____ DATA LINES

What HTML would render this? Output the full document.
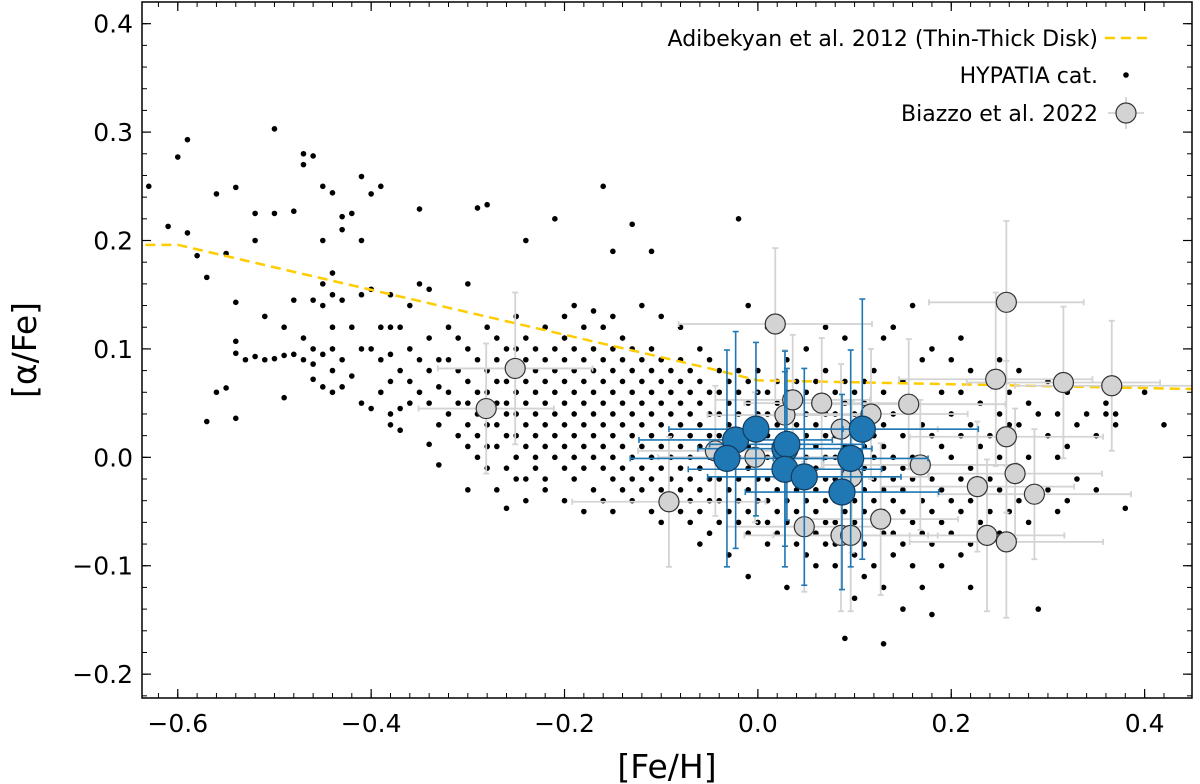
<!DOCTYPE html>
<html><head><meta charset="utf-8"><style>
body{margin:0;background:#fff;}
svg{display:block;font-family:"DejaVu Sans","Liberation Sans",sans-serif;}
</style></head><body>
<svg id="chart" width="1200" height="784" viewBox="0 0 1200 784" xmlns="http://www.w3.org/2000/svg">
<g id="plot"></g>
</svg>
<script>
const xTicks=[-0.6,-0.4,-0.2,0.0,0.2,0.4];
const xTickLabels=["\u22120.6","\u22120.4","\u22120.2","0.0","0.2","0.4"];
const yTicks=[-0.2,-0.1,0.0,0.1,0.2,0.3,0.4];
const yTickLabels=["\u22120.2","\u22120.1","0.0","0.1","0.2","0.3","0.4"];
const trendX=[-0.65,-0.6,-0.05,0.0,0.45];
const trendY=[0.196,0.196,0.082,0.071,0.063];
const hypCols=[
[-0.63,[0.25]],[-0.61,[0.213]],[-0.60,[0.277]],[-0.59,[0.293,0.207]],[-0.58,[0.186]],[-0.57,[0.033,0.166]],
[-0.56,[0.06,0.243]],[-0.55,[0.188,0.064]],[-0.54,[0.249,0.143,0.107,0.096,0.036]],[-0.53,[0.09]],
[-0.52,[0.225,0.2,0.093]],[-0.51,[0.09,0.13]],[-0.50,[0.303,0.225,0.091]],[-0.49,[0.12,0.094,0.055]],
[-0.48,[0.227,0.145,0.095]],[-0.47,[0.28,0.27,0.11,0.09]],[-0.46,[0.278,0.145,0.1,0.086,0.072]],
[-0.45,[0.25,0.2,0.16,0.14,0.095,0.065]],[-0.44,[0.244,0.17,0.15,0.12,0.1,0.08,0.06]],
[-0.43,[0.222,0.21,0.145,0.09,0.065]],[-0.42,[0.225,0.12,0.075]],[-0.41,[0.259,0.2,0.15,0.1,0.05]],
[-0.40,[0.243,0.155,0.1,0.045]],[-0.39,[0.25,0.12,0.09,0.06]],[-0.38,[0.15,0.12,0.095,0.07,0.04,0.03]],
[-0.37,[0.12,0.08,0.045,0.025]],[-0.36,[0.14,0.1,0.07,0.05]],[-0.35,[0.229,0.16,0.09,0.06]],
[-0.34,[0.155,0.11,0.08,0.05,0.012]],[-0.33,[0.09,0.065,-0.007,0.03]],[-0.32,[0.12,0.09,0.06,0.04]],
[-0.31,[0.11,0.08,0.05,0.02]],[-0.30,[0.16,0.1,0.07,0.05,0.03,0.01,-0.03]],[-0.29,[0.23,0.09,0.06,0.04,0.02,0.0]],
[-0.28,[0.233,0.12,0.08,0.06,0.04,0.03,0.01,-0.01]],[-0.27,[0.11,0.09,0.07,0.05,0.03,0.01,-0.03]],
[-0.26,[0.1,0.07,0.05,0.04,0.02,-0.01,-0.047]],[-0.25,[0.13,0.1,0.08,0.06,0.04,0.02,0.0,-0.02]],
[-0.24,[0.2,0.11,0.09,0.07,0.05,0.03,0.01,-0.02,-0.04]],[-0.23,[0.1,0.08,0.06,0.04,0.02,0.0,-0.01]],
[-0.22,[0.12,0.09,0.07,0.05,0.03,0.01,-0.02,-0.03]],[-0.21,[0.22,0.1,0.08,0.06,0.04,0.02,0.0]],
[-0.20,[0.13,0.11,0.09,0.07,0.05,0.03,0.01,-0.01,-0.04]],[-0.19,[0.14,0.1,0.08,0.06,0.04,0.02,0.0,-0.02]],
[-0.18,[0.12,0.09,0.07,0.05,0.03,0.01,-0.01,-0.05]],[-0.17,[0.135,0.1,0.08,0.06,0.04,0.02,0.0,-0.03]],
[-0.16,[0.25,0.12,0.09,0.07,0.05,0.03,0.01,-0.01,-0.04]],[-0.15,[0.19,0.13,0.1,0.08,0.06,0.04,0.02,0.0,-0.02,-0.05]],
[-0.14,[0.11,0.09,0.07,0.05,0.03,0.01,-0.01,-0.03]],[-0.13,[0.215,0.1,0.08,0.06,0.04,0.02,0.0,-0.02,-0.04]],
[-0.12,[0.14,0.09,0.07,0.05,0.03,0.01,-0.01,-0.03]],[-0.11,[0.19,0.1,0.08,0.06,0.04,0.02,0.0,-0.02,-0.05]],
[-0.10,[0.13,0.09,0.07,0.05,0.03,0.01,-0.01,-0.03,-0.06]],[-0.09,[0.08,0.06,0.04,0.02,0.0,-0.02,-0.04]],
[-0.08,[0.12,0.09,0.07,0.05,0.03,0.01,-0.01,-0.03,-0.05]],[-0.07,[0.08,0.06,0.04,0.02,0.0,-0.02,-0.04,-0.06]],
[-0.06,[0.1,0.07,0.05,0.03,0.01,-0.01,-0.03,-0.05,-0.08]],[-0.05,[0.09,0.06,0.04,0.02,0.0,-0.02,-0.04,-0.07]],
[-0.04,[0.08,0.06,0.04,0.02,0.0,-0.02,-0.04,-0.06]],[-0.03,[0.07,0.05,0.03,0.01,-0.01,-0.03,-0.05,-0.09]],
[-0.02,[0.22,0.08,0.06,0.04,0.02,0.0,-0.02,-0.04,-0.06]],[-0.01,[0.14,0.07,0.05,0.03,0.01,-0.01,-0.03,-0.05,-0.07,-0.11]],
[0.00,[0.08,0.06,0.04,0.02,0.0,-0.02,-0.04,-0.06]],[0.01,[0.12,0.06,0.04,0.02,0.0,-0.02,-0.04,-0.06,-0.08]],
[0.02,[0.07,0.05,0.03,0.01,-0.01,-0.03,-0.05,-0.07]],[0.03,[0.09,0.06,0.04,0.02,0.0,-0.02,-0.04,-0.06,-0.12]],
[0.04,[0.07,0.05,0.03,0.01,-0.01,-0.03,-0.05,-0.08]],[0.05,[0.1,0.06,0.04,0.02,0.0,-0.02,-0.04,-0.06,-0.09]],
[0.06,[0.07,0.05,0.03,0.01,-0.01,-0.03,-0.05,-0.07,-0.1]],[0.07,[0.12,0.08,0.04,0.02,0.0,-0.02,-0.04,-0.06,-0.08]],
[0.08,[0.06,0.04,0.02,0.0,-0.02,-0.04,-0.06,-0.08,-0.1]],[0.09,[0.11,0.07,0.05,0.03,0.01,-0.01,-0.03,-0.05,-0.07,-0.167]],
[0.10,[0.06,0.04,0.02,0.0,-0.02,-0.04,-0.06,-0.09,-0.13]],[0.11,[0.07,0.05,0.03,0.01,-0.01,-0.03,-0.05,-0.08,-0.11]],
[0.12,[0.08,0.04,0.02,0.0,-0.02,-0.04,-0.06,-0.1]],[0.13,[0.11,0.06,0.03,0.01,-0.01,-0.03,-0.05,-0.07,-0.12,-0.172]],
[0.14,[0.12,0.04,0.0,-0.02,-0.04,-0.07,-0.09]],[0.15,[0.07,0.02,-0.01,-0.03,-0.05,-0.08,-0.14]],
[0.16,[0.14,0.05,0.0,-0.02,-0.06,-0.1]],[0.17,[0.09,0.03,-0.01,-0.04,-0.07,-0.12]],
[0.18,[0.1,0.02,-0.02,-0.05,-0.08,-0.145]],[0.19,[0.06,0.01,-0.03,-0.06,-0.1]],
[0.20,[0.09,0.04,0.0,-0.04,-0.07]],[0.21,[0.11,0.06,0.02,-0.02,-0.05,-0.09]],
[0.22,[0.08,0.03,-0.01,-0.04,-0.08,-0.12]],[0.23,[0.05,0.01,-0.03,-0.06]],[0.24,[0.07,0.02,-0.02,-0.05]],
[0.25,[0.09,0.04,0.0,-0.03,-0.07]],[0.26,[0.06,0.03,-0.02,-0.05]],[0.27,[0.08,0.03,-0.01,-0.04]],
[0.28,[0.05,0.0,-0.06]],[0.29,[0.04,-0.03,-0.14]],[0.30,[0.07,0.02,-0.03]],[0.31,[0.04,0.0,-0.05]],
[0.32,[0.06,0.01,-0.04]],[0.33,[0.03,-0.02]],[0.34,[0.04]],[0.35,[0.02,-0.03]],[0.36,[0.04,0.05]],
[0.37,[0.04,0.03]],[0.38,[-0.047]],[0.40,[0.06]],[0.42,[0.03]]
];
const greyX=[-0.281,-0.251,-0.092,-0.044,-0.003,0.018,0.028,0.036,0.066,0.086,0.117,0.156,0.168,0.097,0.048,0.086,0.096,0.127,0.227,0.237,0.246,0.257,0.257,0.257,0.266,0.286,0.316,0.366];
const greyY=[0.045,0.082,-0.041,0.006,0.0,0.123,0.039,0.053,0.05,0.026,0.04,0.049,-0.007,-0.018,-0.064,-0.072,-0.072,-0.057,-0.027,-0.072,0.072,0.143,0.019,-0.078,-0.015,-0.034,0.069,0.066];
const greyXerr=[0.07,0.08,0.1,0.08,0.1,0.1,0.08,0.08,0.08,0.1,0.1,0.1,0.1,0.08,0.08,0.1,0.08,0.08,0.1,0.08,0.1,0.08,0.1,0.1,0.09,0.1,0.1,0.1];
const greyYerr=[0.06,0.07,0.06,0.06,0.06,0.07,0.06,0.06,0.06,0.06,0.06,0.06,0.06,0.07,0.06,0.07,0.07,0.07,0.06,0.07,0.08,0.075,0.07,0.07,0.06,0.06,0.07,0.06];
const blueX=[-0.023,-0.002,-0.032,0.028,0.03,0.028,0.048,0.108,0.096,0.087];
const blueY=[0.016,0.026,-0.001,0.008,0.012,-0.011,-0.018,0.026,-0.001,-0.032];
const blueXerr=[0.1,0.09,0.1,0.09,0.08,0.1,0.1,0.12,0.08,0.1];
const blueYerr=[0.1,0.08,0.1,0.09,0.07,0.09,0.1,0.12,0.1,0.09];

const L=142,R=1192,T=2,B=698,X0=-0.637,X1=0.449,Y0=-0.222,Y1=0.42;
const sx=v=>L+(v-X0)/(X1-X0)*(R-L);
const sy=v=>B-(v-Y0)/(Y1-Y0)*(B-T);
const NS="http://www.w3.org/2000/svg";
const svg=document.getElementById('chart');
const g=document.getElementById('plot');
function mk(tag,attrs,parent){const e=document.createElementNS(NS,tag);for(const k in attrs)e.setAttribute(k,attrs[k]);(parent||g).appendChild(e);return e;}

const defs=mk('defs',{},svg);
const cp=mk('clipPath',{id:'clip'},defs);
mk('rect',{x:L,y:T,width:R-L,height:B-T},cp);
const inner=mk('g',{'clip-path':'url(#clip)'});



hypCols.forEach(c=>{c[1].forEach(y=>{
  const d=mk('circle',{cx:sx(c[0]),cy:sy(y),r:2.8,fill:'#000'},inner);
  
  
});});

let pts=trendX.map((x,i)=>sx(x)+','+sy(trendY[i])).join(' ');
const tl=mk('polyline',{points:pts,fill:'none',stroke:'#ffcc00','stroke-width':2.5,'stroke-dasharray':'10,6'},inner);



function errbar(x,y,xe,ye,col,w){
  const eg=mk('g',{stroke:col,'stroke-width':w,fill:'none'},inner);
  
  
  mk('line',{x1:sx(x-xe),x2:sx(x+xe),y1:sy(y),y2:sy(y)},eg);
  mk('line',{x1:sx(x),x2:sx(x),y1:sy(y-ye),y2:sy(y+ye)},eg);
  mk('line',{x1:sx(x-xe),x2:sx(x-xe),y1:sy(y)-3,y2:sy(y)+3},eg);
  mk('line',{x1:sx(x+xe),x2:sx(x+xe),y1:sy(y)-3,y2:sy(y)+3},eg);
  mk('line',{x1:sx(x)-3,x2:sx(x)+3,y1:sy(y-ye),y2:sy(y-ye)},eg);
  mk('line',{x1:sx(x)-3,x2:sx(x)+3,y1:sy(y+ye),y2:sy(y+ye)},eg);
}
greyX.forEach((x,i)=>errbar(x,greyY[i],greyXerr[i],greyYerr[i],'#d3d3d3',1.8));
greyX.forEach((x,i)=>{
  const c=mk('circle',{cx:sx(x),cy:sy(greyY[i]),r:10,fill:'#d3d3d3',stroke:'#333','stroke-width':1.2},inner);
  
  
});
blueX.forEach((x,i)=>errbar(x,blueY[i],blueXerr[i],blueYerr[i],'#1f77b4',1.6));
blueX.forEach((x,i)=>{
  const c=mk('circle',{cx:sx(x),cy:sy(blueY[i]),r:13,fill:'#1f77b4',stroke:'#123c5e','stroke-width':1.2},inner);
  
  
});

const fr=mk('rect',{x:L,y:T,width:R-L,height:B-T,fill:'none',stroke:'#000','stroke-width':1.5});



xTicks.forEach((t,i)=>{
  const x=sx(t);
  mk('line',{x1:x,x2:x,y1:B,y2:B-9,stroke:'#000','stroke-width':1.2});
  mk('line',{x1:x,x2:x,y1:T,y2:T+9,stroke:'#000','stroke-width':1.2});
  const tx=mk('text',{x:x,y:B+34,'font-size':25,'text-anchor':'middle'});
  tx.textContent=xTickLabels[i];
  
  
});
for(let v=-0.62;v<=0.44;v+=0.02){const x=sx(v);
  mk('line',{x1:x,x2:x,y1:B,y2:B-5,stroke:'#000','stroke-width':1});
  mk('line',{x1:x,x2:x,y1:T,y2:T+5,stroke:'#000','stroke-width':1});}
yTicks.forEach((t,i)=>{
  const y=sy(t);
  mk('line',{x1:L,x2:L+9,y1:y,y2:y,stroke:'#000','stroke-width':1.2});
  mk('line',{x1:R,x2:R-9,y1:y,y2:y,stroke:'#000','stroke-width':1.2});
  const tx=mk('text',{x:L-9,y:y+9,'font-size':25,'text-anchor':'end'});
  tx.textContent=yTickLabels[i];
  
  
});
for(let v=-0.22;v<=0.42;v+=0.02){const y=sy(v);
  mk('line',{x1:L,x2:L+5,y1:y,y2:y,stroke:'#000','stroke-width':1});
  mk('line',{x1:R,x2:R-5,y1:y,y2:y,stroke:'#000','stroke-width':1});}

const xl=mk('text',{x:(L+R)/2,y:778,'font-size':33,'text-anchor':'middle'});
xl.textContent='[Fe/H]';


const yl=mk('text',{x:0,y:0,'font-size':33,'text-anchor':'middle',transform:'translate(36,350) rotate(-90)'});
yl.textContent='[\u03b1/Fe]';



const lg=mk('g',{});


const labels=['Adibekyan et al. 2012 (Thin-Thick Disk)','HYPATIA cat.','Biazzo et al. 2022'];
const ly=[38,75,113];
labels.forEach((s,i)=>{
  const t=mk('text',{x:1098,y:ly[i]+8,'font-size':22,'text-anchor':'end'},lg);
  t.textContent=s;
  
  
});
mk('line',{x1:1105,x2:1147,y1:ly[0],y2:ly[0],stroke:'#ffcc00','stroke-width':2.5,'stroke-dasharray':'10,6'},lg);
mk('circle',{cx:1126,cy:ly[1],r:2.8,fill:'#000'},lg);
mk('line',{x1:1108,x2:1144,y1:ly[2],y2:ly[2],stroke:'#d3d3d3','stroke-width':1.8},lg);
mk('line',{x1:1126,x2:1126,y1:ly[2]-16,y2:ly[2]+16,stroke:'#d3d3d3','stroke-width':1.8},lg);
mk('circle',{cx:1126,cy:ly[2],r:10,fill:'#d3d3d3',stroke:'#333','stroke-width':1.2},lg);
</script>
</body></html>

________

WHAT THIS TASK INVOLVES
Copy out every line that includes the word "document".

WRITTEN ANSWER
What HTML would render this? Output the full document.
const svg=document.getElementById('chart');
const g=document.getElementById('plot');
function mk(tag,attrs,parent){const e=document.createElementNS(NS,tag);for(const k in attrs)e.setAttribute(k,attrs[k]);(parent||g).appendChild(e);return e;}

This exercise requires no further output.